Splunk experienced a major incident on February 16, 2024 affecting Search and Index, lasting 2d 17h. The incident has been resolved; the full update timeline is below.

Started: Feb 16, 2024, 03:50 AM UTC
Resolved: Feb 18, 2024, 09:45 PM UTC
Duration: 2d 17h
Detected by Pingoru: Feb 16, 2024, 03:50 AM UTC

Affected components

SearchIndex

Update timeline

identified Feb 16, 2024, 03:50 AM UTC

We are investigating a potential issue where Splunk instances are experiencing out-of-memory events, causing searches to fail or take longer to complete on multiple Indexers and search heads that may impact several Splunk cloud platform customers. Our teams are working to resolve this issue. Your patience is greatly appreciated and we will provide more updates upon resolution.
identified Feb 16, 2024, 04:30 AM UTC

Splunk has identified the issue causing memory growth on the indexers. Splunk is taking steps to remediate over the next 3 hours.
identified Feb 16, 2024, 08:14 AM UTC

Our technical resources has identified the issue. The hot-fix has been applied on the fleet. Please be aware, once the issue will be confirmed as resolved the Root Cause Messaging will be shared accordingly.
monitoring Feb 16, 2024, 07:58 PM UTC

We have implemented a fix for this issue. During this time we are monitoring the results to confirm the resolution and will continue to provide any additional updates once available.
monitoring Feb 17, 2024, 06:50 AM UTC

We have implemented a fix for this issue and all Cx stacks have been repaired.
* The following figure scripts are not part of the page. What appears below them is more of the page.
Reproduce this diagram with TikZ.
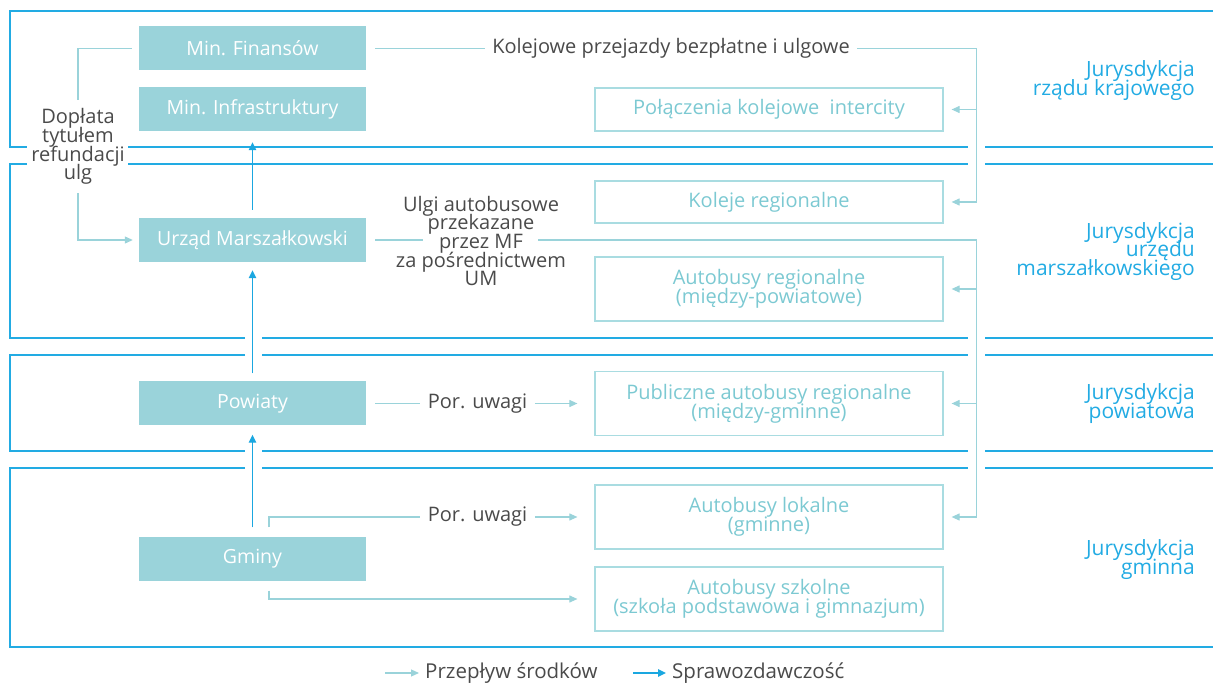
\documentclass[tikz,border=0pt]{standalone}
\usepackage{fontspec}
\setmainfont{Open Sans}
\usetikzlibrary{arrows.meta}
\newcommand\tightlines{\lineskiplimit=-20pt\relax}
\definecolor{bandc}{HTML}{22ABE3}
\definecolor{boxfill}{HTML}{9AD3DA}
\definecolor{flowc}{HTML}{9AD3DA}
\definecolor{outc}{HTML}{A9DCE1}
\definecolor{outtxt}{HTML}{7CC9D2}
\definecolor{graytxt}{HTML}{4A4A4A}
\definecolor{repc}{HTML}{1AA7E0}
\tikzset{
  band/.style={draw=bandc, line width=1.4pt},
  fbox/.style={fill=boxfill, text=white, minimum width=227pt, minimum height=44pt, inner sep=0pt, font=\fontsize{19.5}{21}\selectfont},
  obox/.style={draw=outc, line width=1.2pt, text=outtxt, minimum width=348pt, inner sep=0pt, align=center, font=\fontsize{20}{19}\selectfont\tightlines},
  lbl/.style={text=graytxt, inner xsep=7.5pt, inner ysep=2pt, align=center, font=\fontsize{20}{18.7}\selectfont\tightlines},
  jur/.style={text=bandc, align=right, anchor=east, inner sep=0pt, font=\fontsize{21}{18.8}\selectfont\tightlines},
  flow/.style={draw=flowc, line width=1.1pt},
  flowarr/.style={flow, -{Triangle[length=8pt,width=7pt]}},
  rep/.style={draw=repc, line width=1.4pt, -{Triangle[length=8pt,width=7.5pt]}},
}
\begin{document}
\begin{tikzpicture}[x=1pt,y=-1pt]
\useasboundingbox (0,0) rectangle (1213,684);
% jurisdiction bands
\draw[band] (1213,11) -- (10,11) -- (10,147) -- (27,147);
\draw[band] (128,147) -- (968,147);
\draw[band] (985,147) -- (1213,147);
\draw[band] (27,164) -- (10,164) -- (10,338) -- (245,338);
\draw[band] (128,164) -- (968,164);
\draw[band] (985,164) -- (1213,164);
\draw[band] (262,338) -- (968,338);
\draw[band] (985,338) -- (1213,338);
\draw[band] (245,355) -- (10,355) -- (10,451) -- (245,451);
\draw[band] (262,355) -- (968,355);
\draw[band] (985,355) -- (1213,355);
\draw[band] (262,451) -- (968,451);
\draw[band] (985,451) -- (1213,451);
\draw[band] (245,468) -- (10,468) -- (10,647) -- (1213,647);
\draw[band] (262,468) -- (968,468);
\draw[band] (985,468) -- (1213,468);
% left boxes
\node[fbox] (mf) at (252.5,48.5) {Min. Finansów};
\node[fbox] (mi) at (252.5,109) {Min. Infrastruktury};
\node[fbox] (um) at (252.5,240) {Urząd Marszałkowski};
\node[fbox] (pw) at (252.5,403.5) {Powiaty};
\node[fbox] (gm) at (252.5,558.5) {Gminy};
% right boxes
\node[obox, minimum height=43pt] (pk) at (769,109.5) {Połączenia kolejowe\ \ intercity};
\node[obox, minimum height=42pt] (kr) at (769,202) {Koleje regionalne};
\node[obox, minimum height=64pt] (ar) at (769,289) {Autobusy regionalne\\(między-powiatowe)};
\node[obox, minimum height=64pt] (pa) at (769,403.5) {Publiczne autobusy regionalne\\(między-gminne)};
\node[obox, minimum height=64pt] (al) at (769,517) {Autobusy lokalne\\(gminne)};
\node[obox, minimum height=64pt] (as) at (769,599) {Autobusy szkolne\\(szkoła podstawowa i gimnazjum)};
% jurisdiction labels
\node[jur] (j1) at (1195,80.5) {Jurysdykcja\\rządu krajowego};
\node[jur] (j2) at (1195,251.5) {Jurysdykcja\\urzędu\\marszałkowskiego};
\node[jur] (j3) at (1195,403.5) {Jurysdykcja\\powiatowa};
\node[jur] (j4) at (1195,559.5) {Jurysdykcja\\gminna};
% labels on connectors
\node[lbl, minimum width=101pt, minimum height=93pt] (dop) at (78,146.5) {Dopłata\\tytułem\\refundacji\\ulg};
\node[lbl] (kol) at (671,48.5) {Kolejowe przejazdy bezpłatne i ulgowe};
\node[lbl] (ulgi) at (481,241) {Ulgi autobusowe\\przekazane\\przez MF\\za pośrednictwem\\UM};
\node[lbl] (pu1) at (477.5,403.5) {Por. uwagi};
\node[lbl] (pu2) at (477.5,517) {Por. uwagi};
% flows of funds
\draw[flow] ([xshift=-7pt]mf.west) -| (dop.north);
\draw[flowarr] (dop.south) |- ([xshift=-6pt]um.west);
\draw[flow] ([xshift=9pt]mf.east) -- (kol.west);
\draw[flowarr] (kol.east) -| ([xshift=33pt]kr.east) -- ([xshift=8pt]kr.east);
\draw[flowarr] ([xshift=33pt]pk.east) -- ([xshift=8pt]pk.east);
\draw[flow] ([xshift=9pt]um.east) -- ([xshift=-58pt]ulgi.center |- um.east);
\draw[flowarr] ([xshift=57pt]ulgi.center |- um.east) -| ([xshift=33pt]al.east) -- ([xshift=8pt]al.east);
\draw[flowarr] ([xshift=33pt]ar.east) -- ([xshift=8pt]ar.east);
\draw[flowarr] ([xshift=33pt]pa.east) -- ([xshift=8pt]pa.east);
\draw[flow] ([xshift=9pt]pw.east) -- (pu1.west);
\draw[flowarr] (pu1.east) -- ([xshift=-17pt]pa.west);
\draw[flow] ([xshift=16.5pt,yshift=9pt]gm.north) |- (pu2.west);
\draw[flowarr] (pu2.east) -- ([xshift=-17pt]al.west);
\draw[flowarr] ([xshift=16.5pt,yshift=-10pt]gm.south) |- ([xshift=-17pt]as.west);
% reporting
\draw[rep] ([yshift=8pt]um.north) -- ([yshift=-11pt]mi.south);
\draw[rep] ([yshift=8pt]pw.north) -- ([yshift=-8pt]um.south);
\draw[rep] ([yshift=9pt]gm.north) -- ([yshift=-9pt]pw.south);
% legend
\node[lbl, anchor=west, inner xsep=0pt, font=\fontsize{20.5}{21}\selectfont] (lg1) at (425,673) {Przepływ środków};
\node[lbl, anchor=west, inner xsep=0pt, font=\fontsize{20.5}{21}\selectfont] (lg2) at (672,673) {Sprawozdawczość};
\draw[flowarr] ([xshift=-40pt]lg1.west) -- ([xshift=-6pt]lg1.west);
\draw[rep] ([xshift=-39pt]lg2.west) -- ([xshift=-6pt]lg2.west);
\end{tikzpicture}
\end{document}
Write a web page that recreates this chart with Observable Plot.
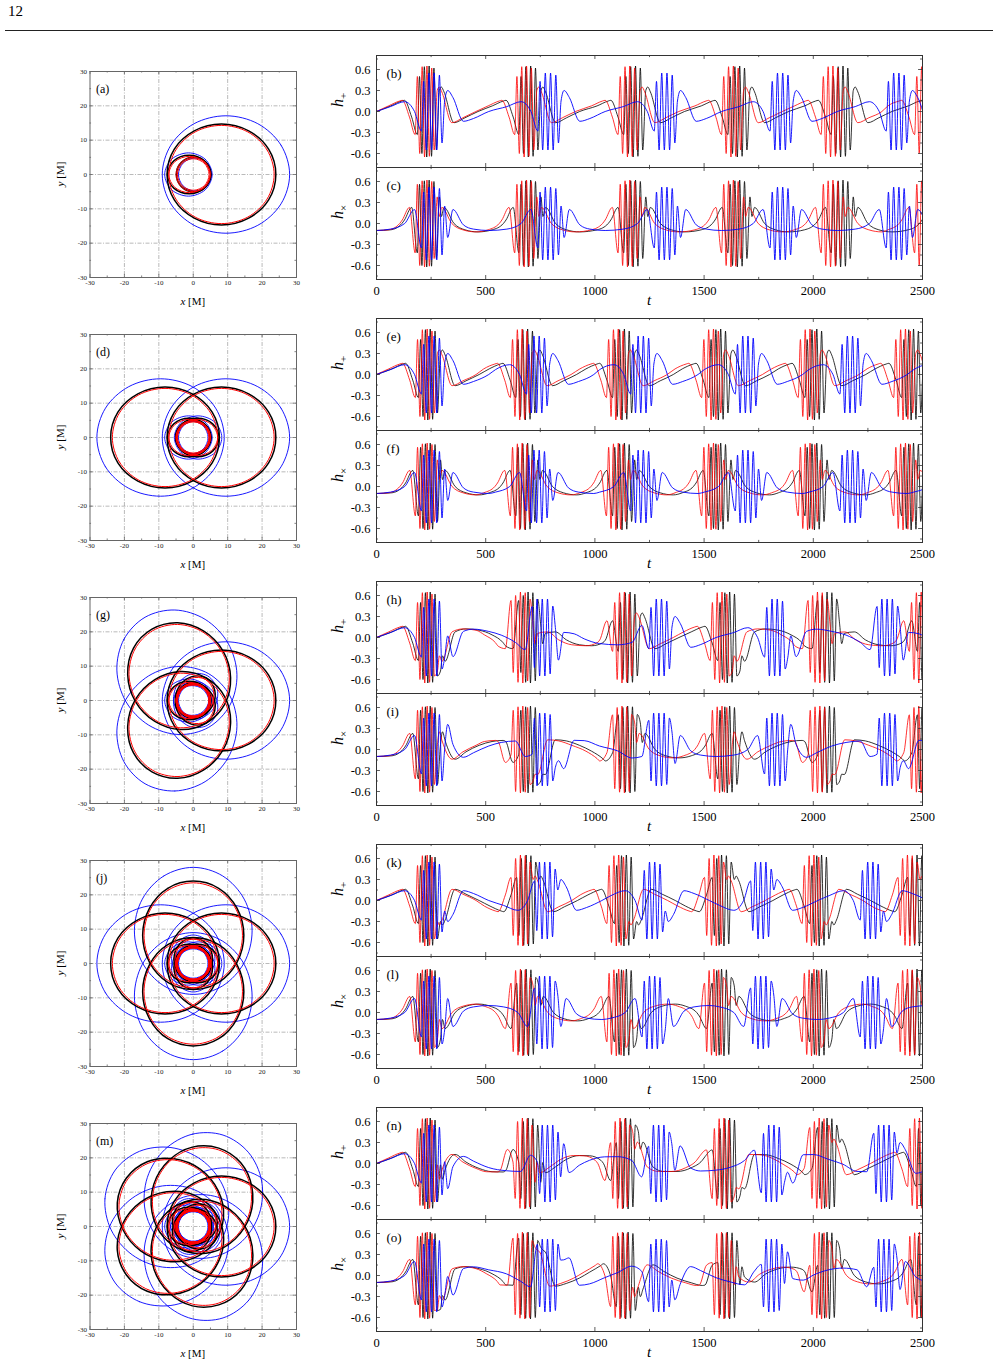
<!DOCTYPE html>
<html>
<head>
<meta charset="utf-8">
<script src="https://cdn.jsdelivr.net/npm/d3@7"></script>
<script src="https://cdn.jsdelivr.net/npm/@observablehq/plot@0.6"></script>
<style>
  body { margin: 0; background: #fff; }
  #page { position: relative; width: 999px; height: 1366px; overflow: hidden; background: #fff;
          font-family: "Liberation Serif", "DejaVu Serif", serif; }
  .abs { position: absolute; }
</style>
</head>
<body>
<div id="page"></div>
<script>
// ---------------- orbit data (units of M) ----------------
// one zoom leaf per colour, in the frame where the leaf points along +x
const leafBlack = [[24.0,0],[21.9,7.4],[16.1,12.7],[8.2,14.7],[0.3,12.7],[-5.5,7.4],[-7.6,0],[-5.5,-7.4],[0.3,-12.7],[8.2,-14.7],[16.1,-12.7],[21.9,-7.4]];
const leafRed   = [[23.5,0],[21.45,7.15],[15.85,12.4],[8.2,14.3],[0.55,12.4],[-5.05,7.15],[-7.1,0],[-5.05,-7.15],[0.55,-12.4],[8.2,-14.3],[15.85,-12.4],[21.45,-7.15]];
const leafBlue  = [[28.0,0],[25.5,8.55],[18.75,14.8],[9.5,17.1],[0.25,14.8],[-6.5,8.55],[-9.0,0],[-6.5,-8.55],[0.25,-14.8],[9.5,-17.1],[18.75,-14.8],[25.5,-8.55]];
// whirl loops near the hole
const whirlBlack = [
  [[5.1,0],[3.25,3.96],[-1.2,5.6],[-5.65,3.96],[-7.5,0],[-5.65,-3.96],[-1.2,-5.6],[3.25,-3.96]],
  [[5.1,0],[3.64,3.54],[0.1,5.0],[-3.44,3.54],[-4.9,0],[-3.44,-3.54],[0.1,-5.0],[3.64,-3.54]]
];
const whirlRed = [
  [[4.9,0],[3.14,3.75],[-1.1,5.3],[-5.34,3.75],[-7.1,0],[-5.34,-3.75],[-1.1,-5.3],[3.14,-3.75]],
  [[4.6,0],[3.25,3.25],[0,4.6],[-3.25,3.25],[-4.6,0],[-3.25,-3.25],[0,-4.6],[3.25,-3.25]],
  [[5.0,0],[3.54,3.54],[0,5.0],[-3.54,3.54],[-5.0,0],[-3.54,-3.54],[0,-5.0],[3.54,-3.54]]
];
const whirlBlue = [
  [[5.5,0],[3.48,4.45],[-1.4,6.3],[-6.28,4.45],[-8.3,0],[-6.28,-4.45],[-1.4,-6.3],[3.48,-4.45]],
  [[5.3,0],[3.89,3.39],[0.5,4.8],[-2.89,3.39],[-4.3,0],[-2.89,-3.39],[0.5,-4.8],[3.89,-3.39]]
];
// orientation of the leaves (degrees) in each orbit panel
const leafAngles = [[0], [0,180], [0,120,240], [0,90,180,270], [0,72,144,216,288]];
const orbitLetters = ["(a)", "(d)", "(g)", "(j)", "(m)"];
const orbitTicks = [-30,-20,-10,0,10,20,30];
const orbitMinor = [-25,-15,-5,5,15,25];
const orbitGrid = [-20,-10,0,10,20];

// ---------------- waveform data ----------------
// periastron passage times for each row: red, black, blue
const dipsRed   = [[175,631,1104,1578,2034,2462],[176,611,1051,1487,1929,2366],[176,614,1079,1526,1974,2438],[176,614,1053,1500,1947,2386],[176,623,1070,1535,1982,2430]];
const dipsBlack = [[185,650,1130,1607,2080,2555],[190,636,1079,1520,1960,2403],[190,649,1105,1561,2018,2475],[190,640,1088,1535,1982,2430],[190,649,1096,1561,2018,2470]];
const dipsBlue  = [[204,737,1270,1800,2332],[204,685,1162,1641,2120,2600],[204,711,1245,1775,2290],[204,722,1214,1711,2213],[204,735,1244,1760,2275]];
// polarization phase advance (deg) between successive zoom phases (orbit precession x 2)
const phaseStep = [0, 0, 240, 180, 144];

// slow part around one passage: [offset from passage, h+, hx] for a leaf along +x
const preRB   = [[-120,0.08,-0.09],[-69,0.15,0.0],[-57,0.16,0.05],[-24,-0.08,0.23],[2,-0.33,-0.42]];
const postRB  = [[103,0.3,0.38],[112,0.35,0.1],[124,0.28,0.23],[170,-0.16,0.0],[220,-0.09,-0.09],[280,0.0,-0.12]];
const preBlue  = [[-140,0.07,-0.08],[-75,0.14,0.0],[-30,0.0,0.2],[2,-0.28,-0.35]];
const postBlue = [[108,0.15,0.25],[122,0.3,-0.2],[146,0.2,0.2],[194,-0.14,-0.02],[240,-0.1,-0.08],[310,0.0,-0.1]];
// whirl bursts: [offset, value]
const corePlusRB   = [[12,0.5],[23,-0.6],[34,0.64],[45,-0.65],[56,0.65],[67,-0.64],[78,0.62],[89,-0.55]];
const coreCrossRB  = [[12,0.56],[23,-0.6],[34,0.61],[45,-0.62],[56,0.62],[67,-0.61],[78,0.6],[89,-0.5]];
const corePlusBlue = [[12,0.43],[24,-0.55],[36,0.55],[48,-0.55],[60,0.55],[72,-0.55],[84,0.52],[96,-0.45]];
const coreCrossBlue= [[12,0.45],[24,-0.52],[36,0.52],[48,-0.52],[60,0.52],[72,-0.52],[84,0.5],[96,-0.45]];
const startPlus  = [[0,0]];
const startCross = [[0,-0.1]];

const waveLetters = [["(b)","(c)"],["(e)","(f)"],["(h)","(i)"],["(k)","(l)"],["(n)","(o)"]];
const tTicks = [0,500,1000,1500,2000,2500];
const tMinor = [250,750,1250,1750,2250];
const hTicks = [-0.6,-0.3,0,0.3,0.6];
const hMinor = [-0.75,-0.45,-0.15,0.15,0.45,0.75];

// ---------------- page ----------------
const page = document.getElementById("page");
const ROW = 263;
const FONT = "'Liberation Serif', 'DejaVu Serif', serif";

function place(node, left, top) {
  node.classList.add("abs");
  node.style.left = left + "px";
  node.style.top = top + "px";
  page.appendChild(node);
}

const num = document.createElement("div");
num.textContent = "12";
num.style.fontSize = "15px";
place(num, 8, 3);
const rule = document.createElement("div");
rule.style.width = "988px"; rule.style.height = "1px"; rule.style.background = "#222";
place(rule, 5, 30);

function rotate(pts, deg) {
  const a = deg * Math.PI / 180, c = Math.cos(a), s = Math.sin(a);
  return pts.map(([x, y]) => [x * c - y * s, x * s + y * c]);
}

function orbitLoops(leaf, whirls, angles, tag) {
  const out = [];
  angles.forEach((ang, i) => {
    [leaf, ...whirls].forEach((shape, j) => {
      rotate(shape, ang).forEach(([x, y]) => out.push({x, y, loop: `${tag}-${i}-${j}`}));
    });
  });
  return out;
}

// inward tick marks drawn as short rules; len is in data units of the crossing axis
function ticksX(values, lo, hi, len, stroke) {
  return [
    Plot.ruleX(values, {x: d => d, y1: lo, y2: lo + len, stroke, strokeWidth: 0.8}),
    Plot.ruleX(values, {x: d => d, y1: hi - len, y2: hi, stroke, strokeWidth: 0.8})
  ];
}
function ticksY(values, lo, hi, len, stroke) {
  return [
    Plot.ruleY(values, {y: d => d, x1: lo, x2: lo + len, stroke, strokeWidth: 0.8}),
    Plot.ruleY(values, {y: d => d, x1: hi - len, x2: hi, stroke, strokeWidth: 0.8})
  ];
}

function orbitPlot(r) {
  const ang = leafAngles[r];
  const grid = {stroke: "#8c8c8c", strokeOpacity: 1, strokeWidth: 0.6, strokeDasharray: "4,1.5,1,1.5"};
  const svg = Plot.plot({
    width: 280, height: 261, marginLeft: 59.5, marginRight: 14, marginTop: 15, marginBottom: 40,
    style: {background: "none", overflow: "visible", fontFamily: FONT},
    x: {domain: [-30, 30], axis: null},
    y: {domain: [-30, 30], axis: null},
    marks: [
      Plot.ruleX(orbitGrid, grid),
      Plot.ruleY(orbitGrid, grid),
      Plot.line(orbitLoops(leafBlue, whirlBlue, ang, "u"), {x: "x", y: "y", z: "loop", stroke: "#0000ff", strokeWidth: 0.9, curve: "catmull-rom-closed"}),
      Plot.line(orbitLoops(leafBlack, whirlBlack, ang, "k"), {x: "x", y: "y", z: "loop", stroke: "#000", strokeWidth: 1.5, curve: "catmull-rom-closed"}),
      Plot.line(orbitLoops(leafRed, whirlRed, ang, "r"), {x: "x", y: "y", z: "loop", stroke: "#ff0000", strokeWidth: 1, curve: "catmull-rom-closed"}),
      ...ticksX(orbitTicks, -30, 30, 0.9, "#666"),
      ...ticksX(orbitMinor, -30, 30, 0.45, "#666"),
      ...ticksY(orbitTicks, -30, 30, 0.9, "#666"),
      ...ticksY(orbitMinor, -30, 30, 0.45, "#666"),
      Plot.frame({stroke: "#666", strokeWidth: 1}),
      Plot.axisX({ticks: orbitTicks, anchor: "bottom", tickSize: 0, tickPadding: 3, fontSize: 7, tickFormat: d => String(d), label: null, fill: "#222"}),
      Plot.axisY({ticks: orbitTicks, anchor: "left", tickSize: 0, tickPadding: 3, fontSize: 7, tickFormat: d => String(d), label: null, fill: "#222"}),
      Plot.text([orbitLetters[r]], {frameAnchor: "top-left", dx: 6, dy: 13, textAnchor: "start", fontSize: 12, fill: "#000"})
    ]
  });
  const s = d3.select(svg);
  const xl = s.append("text").attr("x", 59.5 + 103.25).attr("y", 15 + 206 + 28)
    .attr("text-anchor", "middle").attr("font-size", 11).attr("fill", "#000");
  xl.append("tspan").attr("font-style", "italic").text("x");
  xl.append("tspan").text(" [M]");
  const yl = s.append("text").attr("transform", `translate(34,${15 + 103}) rotate(-90)`)
    .attr("text-anchor", "middle").attr("font-size", 11).attr("fill", "#000");
  yl.append("tspan").attr("font-style", "italic").text("y");
  yl.append("tspan").text(" [M]");
  place(svg, 30, 56 + r * ROW);
}

// polarization seen after the leaf has turned: plus (which = 0) or cross (which = 1)
function polar(P, X, deg, which) {
  const b = deg * Math.PI / 180, c = Math.cos(b), s = Math.sin(b);
  return which === 0 ? P * c + X * s : -P * s + X * c;
}

function assemble(start, dips, step, pre, core, post, which) {
  const pts = start.map(([t, h]) => ({t, h}));
  dips.forEach((d, k) => {
    const bPre = k * step, bPost = (k + 1) * step;
    let last = 0;
    pre.forEach(([o, P, X]) => { last = polar(P, X, bPre, which); pts.push({t: d + o, h: last}); });
    const flip = last > 0 ? -1 : 1;
    core.forEach(([o, v]) => pts.push({t: d + o, h: flip * v}));
    post.forEach(([o, P, X]) => pts.push({t: d + o, h: polar(P, X, bPost, which)}));
  });
  return pts.sort((a, b) => a.t - b.t);
}

function wavePlot(r, bottom) {
  const w = bottom ? 1 : 0;
  const step = phaseStep[r];
  const start = bottom ? startCross : startPlus;
  const coreRB = bottom ? coreCrossRB : corePlusRB;
  const coreBlue = bottom ? coreCrossBlue : corePlusBlue;
  const black = assemble(start, dipsBlack[r], step, preRB, coreRB, postRB, w);
  const red = assemble(start, dipsRed[r], step, preRB, coreRB, postRB, w);
  const blue = assemble(start, dipsBlue[r], step, preBlue, coreBlue, postBlue, w);
  const mb = bottom ? 40 : 5;
  const marks = [
    Plot.line(black, {x: "t", y: "h", stroke: "#000", strokeWidth: 0.8, curve: "monotone-x", clip: true}),
    Plot.line(red, {x: "t", y: "h", stroke: "#ff0000", strokeWidth: 0.8, curve: "monotone-x", clip: true}),
    Plot.line(blue, {x: "t", y: "h", stroke: "#0000ff", strokeWidth: 0.9, curve: "monotone-x", clip: true}),
    ...ticksX(tTicks, -0.8, 0.8, 0.057, "#333"),
    ...ticksX(tMinor, -0.8, 0.8, 0.03, "#333"),
    ...ticksY(hTicks, 0, 2500, 18, "#333"),
    ...ticksY(hMinor, 0, 2500, 9, "#333"),
    Plot.frame({stroke: "#333", strokeWidth: 1}),
    Plot.axisY({ticks: hTicks, anchor: "left", tickSize: 0, tickPadding: 6, fontSize: 12.5, tickFormat: d => d.toFixed(1), label: null, fill: "#000"}),
    Plot.text([waveLetters[r][w]], {frameAnchor: "top-left", dx: 10, dy: 13, textAnchor: "start", fontSize: 13, fill: "#000"})
  ];
  if (bottom) marks.push(Plot.axisX({ticks: tTicks, anchor: "bottom", tickSize: 0, tickPadding: 7, fontSize: 12.5, tickFormat: d => String(d), label: null, fill: "#000"}));
  const svg = Plot.plot({
    width: 612, height: 117 + mb, marginLeft: 56, marginRight: 10, marginTop: 5, marginBottom: mb,
    style: {background: "none", overflow: "visible", fontFamily: FONT},
    x: {domain: [0, 2500], axis: null},
    y: {domain: [-0.8, 0.8], axis: null},
    marks
  });
  const s = d3.select(svg);
  const hl = s.append("text").attr("transform", `translate(23,${5 + 56 - 11}) rotate(-90)`)
    .attr("text-anchor", "middle").attr("font-size", 16).attr("fill", "#000");
  hl.append("tspan").attr("font-style", "italic").text("h");
  hl.append("tspan").attr("font-size", 11).attr("dy", 4).text(bottom ? "×" : "+");
  if (bottom) {
    s.append("text").attr("x", 56 + 273).attr("y", 5 + 112 + 26).attr("text-anchor", "middle")
      .attr("font-size", 15).attr("font-style", "italic").attr("fill", "#000").text("t");
  }
  place(svg, 320, (bottom ? 162 : 50) + r * ROW);
}

for (let r = 0; r < 5; r++) {
  orbitPlot(r);
  wavePlot(r, false);
  wavePlot(r, true);
}
</script>
</body>
</html>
Remaining are Single Instance stacks are expected to complete 2/17/24 PDT. During this time we are monitoring the results to confirm the resolution and will continue to provide any additional updates once available.
resolved Feb 18, 2024, 09:45 PM UTC

We have updated automation to apply the fix upon new instance creation eliminating the impact of this incident.